While the board member who emailed me today said she knew I was trying to do the right thing, no one has YET thanked me for having a good enough eye to notice the address and denomination of the church looked wrong and caring enough to look it up and confirm. And I feel like I'm being a drama queen myself now, but is it too much to ask to get a LITTLE appreciation for making a really good catch? I'm feeling strongly tempted to email the officer in question and say so, but that may be a bad idea.
I'm feeling strongly tempted to email the officer in question and say so, but that may be a bad idea.
Yeah, I'd squealch that impulse. It won't play well. And I get your frustration, and I totally think the webmaster is being a HUGE drama queen. But your well-motivated, editorial catch is only going to play as fault-finding etc. at this point.
Waves at folks after skippity skipping.
Hope all are well...I hate not being able to keep up here.
If the disability movement fails, it's gonna be from stuff like that. grr.
I have very sexy fingernails now. helpful to chat up a manicurist at the mailbox.
But there was this big post from one of the officers about how any issues with the webpage should go directly to her or the webmistress, having issues pointed out in public isn't nice
That's actually true. A phrase to live by is "Praise in public, criticize in private." If somebody's done something miraculously good, tell the whole group. If she's messed up, tell her and only her.

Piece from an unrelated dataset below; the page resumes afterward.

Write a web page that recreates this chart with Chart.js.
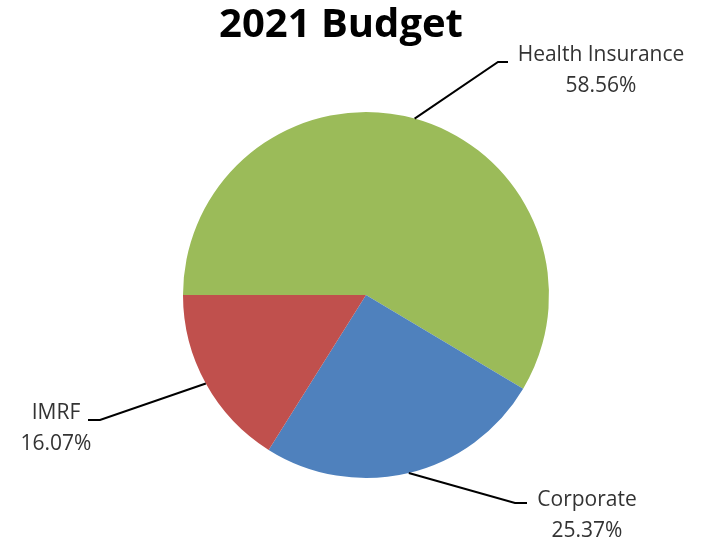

I understand why you feel jumped on, but the officer is right; the fastest way to lose a volunteer is to let people put her work down in public.
Hey lexine!
I was reading a spring training report where Jason Kendall was talking about what good stuff Danny Haren had. That's encouraging. Four plus pitches he can throw for strikes. That's serious command. Also, Huston Street picked up a change from old A's starter Steve Ontiveros. How cool is that? I love when generations pass down the knowledge.
Did you know Joe Blanton threw in the mid-90s? I sure didn't. When you going down to spring training? My downstairs neighbor is going to Scottsdale to see the Jints Geriatrics move their creaking bones.
I have very sexy fingernails now.
Truly, you have some of the prettiest hands I've ever seen. Though, that calls to mind George's brief career as a hand-model on Seinfeld.